For Ansi, Gillian created a series of distinct “sculptural elements in the landscape”: three interconnected buildings – one concrete, one rusted Corten steel, and one clad in metal sheeting reminiscent of barns or agricultural buildings. This part of the house represents an unashamedly robust and object-forming approach to architecture, with distinct, simplified forms.

Marrying the two sections is a central living space, which blends the light and the solid, the robust and the delicate, the bold and the intricate. This more social or communal area is defined by a light roof that floats above a solid base. Clerestory windows allow natural light to wash softly in; a timber latticed ceiling offsets the raw concrete and steel below; and large, laser-cut steel canopies blur the distinction between outside and in. At the entrance, you’re greeted by gabion walls stacked with slate, the stone grounding the building with its “natural” and “authentic” qualities. Its colours also resolve the separate elements, harmonising with the other materials and bringing them together.

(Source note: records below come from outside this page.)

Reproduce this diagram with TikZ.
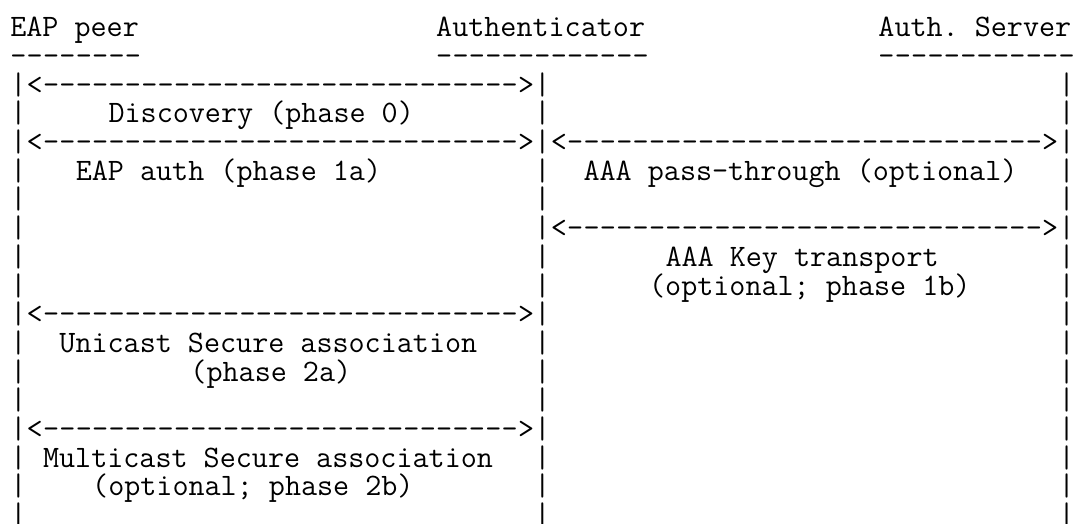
\documentclass[tikz,border=0pt]{standalone}
\newcommand\cx[1]{{10.3+(#1)*16.38}}
\newcommand\ry[1]{{-36.7-(#1)*28.7}}
\newcommand\ttcell[1]{\makebox[0.525em][l]{#1}}
\newcommand\dashn[1]{\foreach \i in {1,...,#1}{\ttcell{-}}}
\newcommand\arr{\ttcell{<}\dashn{29}\ttcell{>}}
\tikzset{
  tt/.style={anchor=base west, inner sep=0pt, outer sep=0pt,
    font=\fontsize{31.2}{31.2}\selectfont\ttfamily\frenchspacing}
}
\begin{document}
\begin{tikzpicture}[x=1pt,y=1pt]
\useasboundingbox (0,0) rectangle (1078,-524);
\clip (0,0) rectangle (1078,-524);
% headers
\node[tt] (hpeer) at (\cx{0},\ry{0}) {EAP peer};
\node[tt] (hauth) at (\cx{26},\ry{0}) {Authenticator};
\node[tt] (hsrv)  at (\cx{53},\ry{0}) {Auth. Server};
\node[tt] (upeer) at (\cx{0},\ry{1}) {\dashn{8}};
\node[tt] (uauth) at (\cx{26},\ry{1}) {\dashn{13}};
\node[tt] (usrv)  at (\cx{53},\ry{1}) {\dashn{12}};
% lifelines
\foreach \r in {2,...,17}{
  \foreach \c/\n in {0/a,32/b,64/c}{
    \node[tt] (p\n\r) at (\cx{\c},\ry{\r}) {|};
  }
}
% arrows
\node[tt] (a2)  at (\cx{1},\ry{2})  {\arr};
\node[tt] (a4l) at (\cx{1},\ry{4})  {\arr};
\node[tt] (a4r) at (\cx{33},\ry{4}) {\arr};
\node[tt] (a7)  at (\cx{33},\ry{7}) {\arr};
\node[tt] (a10) at (\cx{1},\ry{10}) {\arr};
\node[tt] (a14) at (\cx{1},\ry{14}) {\arr};
% labels
\node[tt] (l3)  at (\cx{6},\ry{3})   {Discovery (phase 0)};
\node[tt] (l5a) at (\cx{4},\ry{5})   {EAP auth (phase 1a)};
\node[tt] (l5b) at (\cx{35},\ry{5})  {AAA pass-through (optional)};
\node[tt] (l8)  at (\cx{40},\ry{8})  {AAA Key transport};
\node[tt] (l9)  at (\cx{39},\ry{9})  {(optional; phase 1b)};
\node[tt] (l11) at (\cx{3},\ry{11})  {Unicast Secure association};
\node[tt] (l12) at (\cx{11},\ry{12}) {(phase 2a)};
\node[tt] (l15) at (\cx{2},\ry{15})  {Multicast Secure association};
\node[tt] (l16) at (\cx{5},\ry{16})  {(optional; phase 2b)};
\end{tikzpicture}
\end{document}
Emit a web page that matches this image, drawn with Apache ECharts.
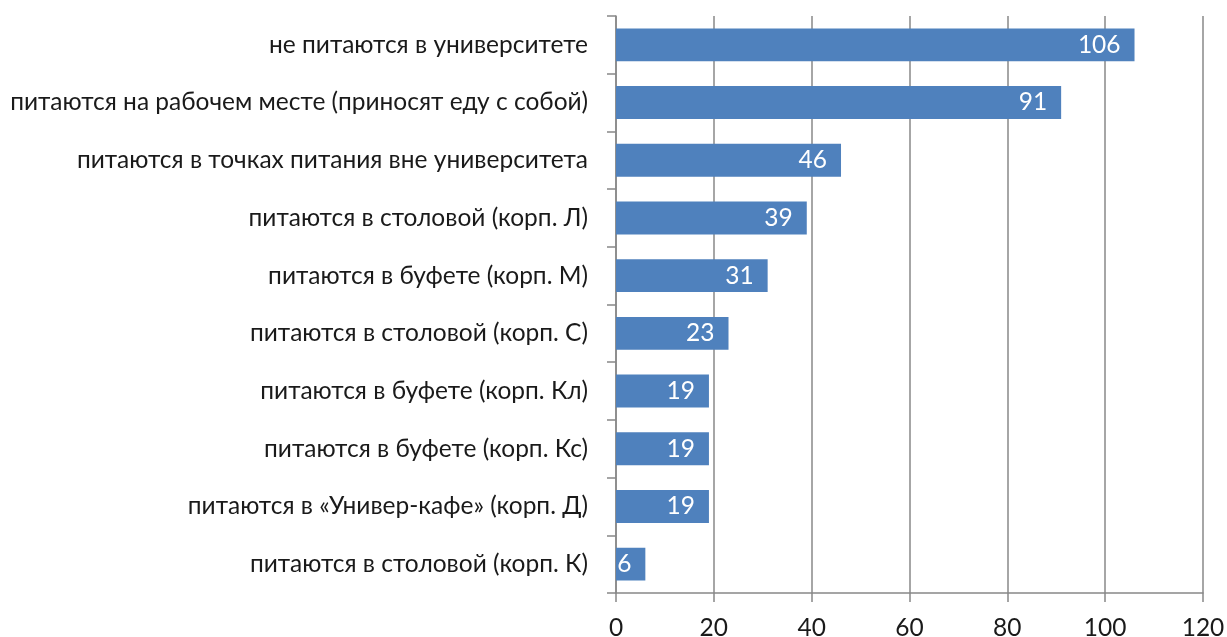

Throughout the house, Gillian invited collaborations with a wide range of artists and artisans, crafters and makers. Everywhere you look are unique, beautiful, handcrafted elements: stained-glass windows by The Cutting Edge; custom glass lighting by Glass Forming Academy; and incredible breeze-blocks for which Gillian brought together Wolkberg Casting Studios and Down To The Wire, who create jewellery from poachers’ snares. Much of the cabinetry was designed in collaboration with Veld Architects.

In meeting the challenge of designing a home that would fit in with and add to its beautiful natural setting, Gillian and the owners have responded with a rich, imaginative tapestry of solutions drawn from creative and cultural resources. The house – its robustness, strength and resilience – and its intended longevity are justified as a shelter for humanity’s ongoing and ever-renewable attempts to foster a connection with a place. That celebration makes a home not only for art, but for the inhabitants, too. They’ve dubbed it “Amani”, which means peace in Swahili.